===== PROVIDED MATERIAL

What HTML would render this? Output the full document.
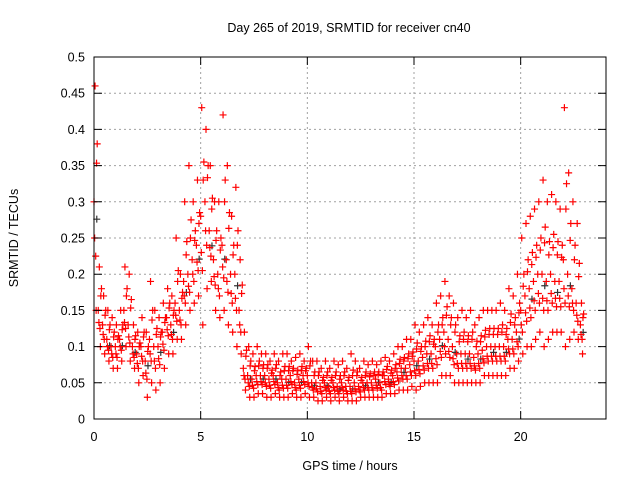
<!DOCTYPE html>
<html><head><meta charset="utf-8"><style>
html,body{margin:0;padding:0;background:#fff;}
svg text{font-family:"Liberation Sans",sans-serif;font-size:12.5px;fill:#000;}
</style></head><body>
<svg id="chart" width="640" height="480" xmlns="http://www.w3.org/2000/svg">
<rect width="640" height="480" fill="#fff"/>
<text x="349" y="32" text-anchor="middle">Day 265 of 2019, SRMTID for receiver cn40</text>
<text x="350" y="470" text-anchor="middle">GPS time / hours</text>
<text transform="translate(18,238) rotate(-90)" text-anchor="middle">SRMTID / TECUs</text>
<g id="grid"></g><g id="marks"></g><g id="axes"></g>
</svg>
<script>
const xTicks=[0,5,10,15,20];
const yTicks=[0,0.05,0.1,0.15,0.2,0.25,0.3,0.35,0.4,0.45,0.5];
const yTickLabels=["0","0.05","0.1","0.15","0.2","0.25","0.3","0.35","0.4","0.45","0.5"];
const hourStep=0.2;
const midVals=[.30,.15,.13,.11,.10, .10,.11,.15,.13,.10, .09,.10,.08,.11,.10, .10,.12,.14,.13,.16, .15,.19,.20,.22,.24, .28,.30,.26,.22,.20, .24,.22,.20,.20,.15, .07,.06,.055,.06,.06, .06,.055,.06,.05,.055, .055,.06,.05,.055,.06, .06,.05,.05,.045,.05, .045,.05,.045,.05,.045, .045,.05,.045,.05,.05, .05,.055,.05,.06,.055, .06,.065,.07,.07,.075, .08,.08,.085,.09,.09, .10,.11,.12,.11,.10, .09,.09,.09,.09,.085, .09,.095,.10,.10,.10, .10,.10,.11,.11,.12, .15,.17,.18,.19,.20, .20,.19,.20,.19,.19, .22,.20,.18,.16,.13];
const highVals=[.46,.21,.17,.15,.14, .13,.15,.21,.20,.13, .12,.14,.12,.19,.15, .14,.16,.18,.17,.25, .20,.30,.35,.30,.33, .43,.40,.35,.30,.30, .42,.35,.28,.32,.22, .12,.10,.09,.10,.09, .09,.08,.09,.08,.09, .09,.08,.085,.09,.08, .10,.08,.08,.07,.08, .07,.08,.075,.08,.07, .09,.08,.07,.08,.075, .08,.075,.08,.085,.08, .09,.10,.10,.11,.11, .13,.12,.13,.14,.13, .16,.17,.19,.17,.16, .14,.15,.14,.15,.13, .14,.15,.15,.15,.15, .16,.15,.18,.17,.20, .25,.27,.28,.29,.30, .33,.30,.31,.30,.29, .43,.34,.30,.27,.16];
const lowVals=[.15,.10,.09,.08,.07, .07,.08,.10,.08,.07, .05,.06,.03,.05,.04, .05,.07,.09,.09,.11, .11,.13,.15,.16,.17, .13,.18,.19,.15,.14, .15,.13,.12,.10,.09, .04,.03,.03,.035,.035, .03,.03,.035,.03,.03, .03,.035,.03,.03,.035, .03,.03,.025,.025,.03, .025,.03,.025,.03,.025, .025,.025,.03,.03,.03, .03,.03,.03,.035,.035, .035,.04,.04,.04,.045, .04,.045,.05,.05,.05, .05,.06,.06,.06,.05, .05,.05,.05,.05,.05, .05,.06,.06,.06,.06, .06,.06,.07,.07,.08, .09,.10,.10,.11,.12, .10,.11,.12,.12,.12, .10,.11,.12,.11,.09];
const X0=94,X1=606,Y0=419,Y1=57;
const xs=v=>X0+v/24*(X1-X0);
const ys=v=>Y0-v/0.5*(Y0-Y1);
const NS="http://www.w3.org/2000/svg";
function mk(tag,attrs,parent){const e=document.createElementNS(NS,tag);for(const k in attrs)e.setAttribute(k,attrs[k]);parent.appendChild(e);return e;}
const grid=document.getElementById('grid'),axes=document.getElementById('axes'),marks=document.getElementById('marks');
yTicks.forEach((t,i)=>{
  const y=ys(t);
  if(i>0&&i<yTicks.length-1){const g=mk('line',{x1:X0,x2:X1,y1:y,y2:y,stroke:'#a0a0a0','stroke-dasharray':'2,3'},grid);
  
  }
  const tk=mk('path',{d:`M${X0} ${y}h8M${X1} ${y}h-8`,stroke:'#000'},axes);
  
  
  const tx=mk('text',{x:X0-9,y:y+4.5,'text-anchor':'end'},axes);tx.textContent=yTickLabels[i];
  
  
});
xTicks.forEach(t=>{
  const x=xs(t);
  if(t>0){const g=mk('line',{x1:x,x2:x,y1:Y0,y2:Y1,stroke:'#a0a0a0','stroke-dasharray':'2,3'},grid);
  
  }
  const tk=mk('path',{d:`M${x} ${Y0}v-8M${x} ${Y1}v8`,stroke:'#000'},axes);
  
  
  const tx=mk('text',{x:x,y:Y0+22,'text-anchor':'middle'},axes);tx.textContent=String(t);
  
  
});
const box=mk('rect',{x:X0,y:Y1,width:X1-X0,height:Y0-Y1,fill:'none',stroke:'#000'},axes);


function plus(x,y,col,name){
  const p=mk('path',{d:`M${x-3.5} ${y}h7M${x} ${y-3.5}v7`,stroke:col,'stroke-width':1.2},marks);
  
  
}
midVals.forEach((v,i)=>{if(i%3===0){const t=i*hourStep;plus(xs(t+0.13),ys(v*0.92),'#333','black-point');}});
midVals.forEach((v,i)=>{
  const t=i*hourStep;
  const h=highVals[i],l=lowVals[i];
  plus(xs(t),ys(v),'#f00','red-point');
  plus(xs(t+0.05),ys(h),'#f00','red-point');
  plus(xs(t+0.1),ys(l),'#f00','red-point');
  plus(xs(t+0.15),ys((v+h)/2),'#f00','red-point');
  plus(xs(t+0.08),ys((v+l)/2),'#f00','red-point');
  plus(xs(t+0.12),ys((2*v+h)/3),'#f00','red-point');
  plus(xs(t+0.03),ys((2*v+l)/3),'#f00','red-point');
});
</script>
</body></html>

==========

Which lines above hold the word "document"? Copy each of them.

RESPONSE BELOW ->
What HTML would render this? Output the full document.
function mk(tag,attrs,parent){const e=document.createElementNS(NS,tag);for(const k in attrs)e.setAttribute(k,attrs[k]);parent.appendChild(e);return e;}
const grid=document.getElementById('grid'),axes=document.getElementById('axes'),marks=document.getElementById('marks');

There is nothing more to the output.